22/08/2023
Guarapuava

Tem muita coisa atrás desta sombra

O mundo está tenso. Busca-se explicações para o direcionamento econômico, social e político da humanidade. O mundo da lógica está sem bússola ou é isto mesmo? Se podemos dizer algo sobre os últimos acontecimentos é que os velhos modos de agir já não satisfazem mais, mas os novos não foram ainda produzidos. Trocando por miúdos, tal como Bauman sentenciou, vive-se um tempo entre o que não existe mais e o que não existe ainda, ou seja, em um claro estado de emergência sem fim.  Difícil dar um encaminhamento e um bom conselho para a nova geração, nossos (as) alunos (as) e filhos (as). Penso que a aposta é que devemos voltar ao passado ou realimentar aquilo que já foi considerado razoável onde o fim sempre foi mais importante que o meio.

Sei que muitos estão perplexos diante de tantos atos inesperados [muitos deles anti-humanos e inconsequentes], mas a verdade é que tudo isto que está acontecendo não vem do acaso. Hoje, lamentavelmente, não existe movimento político que dê conta disto, até porque quem vive um bom e curto momento são aqueles que se dizem do não movimento político. Arrisco dizer que esta febre é passageira e insustentável e que precisamos recuperar diálogos, interpretações coerentes e ações humanas razoáveis.

Tentando estranhar ou fazer o exercício do estranhamento, com um olhar clínico sobre alguns acontecimentos mundiais como a vitória do "não" à paz na Colômbia, a amistosidade suspeita entre Trump (EUA) e Putin (RÚSSIA) ou alguns resultados eleitorais brasileiros (Rio de Janeiro e São Paulo) e mundiais [EUA], precisa-se reconhecer que é leviano afirmar simplisticamente que tal discurso é racista ignorante, meramente conservador e mercadológico. Tem muita  mais coisa atrás desta sombra.

Reconheçamos que há uma profunda alienação dos discursos políticos e das soluções implementadas por estes protagonistas tradicionais.

Está claro que a perda de direitos e uma piora no padrão de vida tem mexido com todos nós de uma forma intestinal e o resultado disso é uma ‘muvuca’ inclassificável que tem gerado desdobramentos incompreensíveis.

É preciso interpretar o bordão que os atuais pensadores da política de centro-esquerda estão fazendo e falando precipitadamente, tentando convencer as pessoas do que estas deveriam querer, em vez de tentar descobrir como viabilizar demandas e interesses concretos. Há muita especulação e muitos doutores da ciência política, da economia e das humanidades, sobretudo em redes sociais.  

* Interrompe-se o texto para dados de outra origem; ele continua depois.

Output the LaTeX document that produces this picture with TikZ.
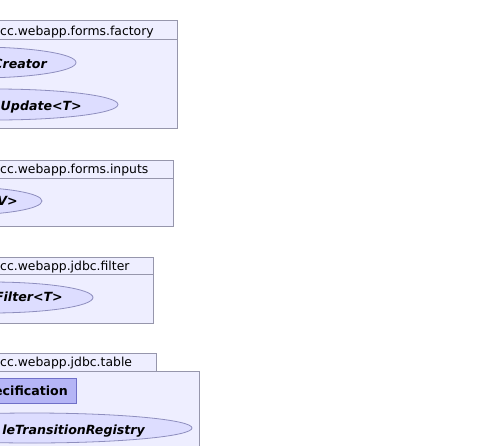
\documentclass[tikz,border=0pt]{standalone}
\usepackage{fontspec}
\setmainfont{DejaVu Sans}
\usepackage{tikz}
\usetikzlibrary{shapes.geometric, % ellipses
           positioning}
% couleurs des paquets et des classes
\definecolor{fondpaquet}{RGB}{238,238,255}
\definecolor{traitpaquet}{RGB}{150,150,172}
\definecolor{fondcas}{RGB}{221,221,255}
\definecolor{traitcas}{RGB}{142,142,190}
\definecolor{fondclasse}{RGB}{181,181,246}
\definecolor{traitclasse}{RGB}{112,112,200}

\begin{document}
\begin{tikzpicture}[x=1pt,y=-1pt,
  paquet/.style={draw=traitpaquet,fill=fondpaquet,line width=0.8pt},
  cas/.style={ellipse,draw=traitcas,fill=fondcas,line width=0.8pt,inner sep=0pt},
  classe/.style={draw=traitclasse,fill=fondclasse,line width=0.8pt},
  titre/.style={anchor=base west,inner sep=0pt,font=\fontsize{12.4}{14}\selectfont},
  nom/.style={anchor=base east,inner sep=0pt,font=\fontsize{12.6}{14}\selectfont\bfseries\itshape}]
\useasboundingbox (0,0) rectangle (482,445);
\clip (0,0) rectangle (482,445);
\draw[paquet](-40,39)rectangle(177,128);
\draw[paquet](-40,20.5)rectangle(177,39);
\node[titre](factory)at(0,35){cc.webapp.forms.factory};
\node[cas,minimum width=198pt,minimum height=31pt](creator)at(-23,62.5){};
\node[nom]at(47,68){Creator};
\node[cas,minimum width=246pt,minimum height=31pt](update)at(-5,104.5){};
\node[nom]at(82,110){Update<T>};
\draw[paquet](-40,178)rectangle(173,226);
\draw[paquet](-40,160)rectangle(173,178);
\node[titre](inputs)at(0,173.5){cc.webapp.forms.inputs};
\node[cas,minimum width=164pt,minimum height=28pt](input)at(-40,201){};
\node[nom]at(18,205){V>};
\draw[paquet](-40,274)rectangle(153,323);
\draw[paquet](-40,257)rectangle(153,274);
\node[titre](filter)at(0,270){cc.webapp.jdbc.filter};
\node[cas,minimum width=204pt,minimum height=31pt](filtre)at(-9,297.5){};
\node[nom]at(63,301.7){Filter<T>};
\draw[paquet](-40,371)rectangle(199,470);
\draw[paquet](-40,353)rectangle(156,371);
\node[titre](table)at(0,366.5){cc.webapp.jdbc.table};
\draw[classe](-40,378)rectangle(76,403);
\node[nom,font=\fontsize{12.6}{14}\selectfont\bfseries](spec)at(68,395){ecification};
\node[cas,minimum width=320pt,minimum height=30pt](registry)at(32,428){};
\node[nom]at(145,434){leTransitionRegistry};
\end{tikzpicture}
\end{document}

Uma alternativa parece ser a construção de um ambiente em apoio a protagonistas que dialoguem com demandas concretas dos que ainda sofrem, em todo o mundo, as consequências da crise econômica e das desigualdades crescentes. Não há milagre, o que existe ou pode existir é que a emancipação de homens e mulheres, seus direitos e seu bem estar é tarefa de todos e não apenas de alguns carismáticos que se julgam iluminados ou detentores da verdade absoluta.

É impressionante como está em alta a individuação de todos nós. O resultado disto é a descrença naquilo que existe e a crença na promessa de algo diferente que, em minha opinião, é uma situação ruim que se torna cada vez pior. Enganam-se as pessoas do pé direito que acreditam poder viver sem o pé esquerdo.  Patrões precisam de empregados como empregados precisam de patrões. Dito de outra forma,  econômico e social não são excludentes, mas sim necessários. Pode-se tudo menos o diagnóstico equivocado.

É preciso considerar o juízo de uma figura mais que polêmica [Delfim Neto] quando diz que o atual sistema econômico e político [grifo meu] têm, sim, graves defeitos, mas, até agora, não se descobriram mecanismos alternativos para substituí-los. É preciso insistir mais e esgotar possibilidades de um pensamento comum. Desconfiemos destes salvadores da pátria e destes ‘sem conteúdo’ e ‘falaciosos’. Há ainda homens e mulheres comuns, mortais, que querem fazer a coisa certa, seguindo um ritual político transparente, econômico e social que não menospreze os seres humanos.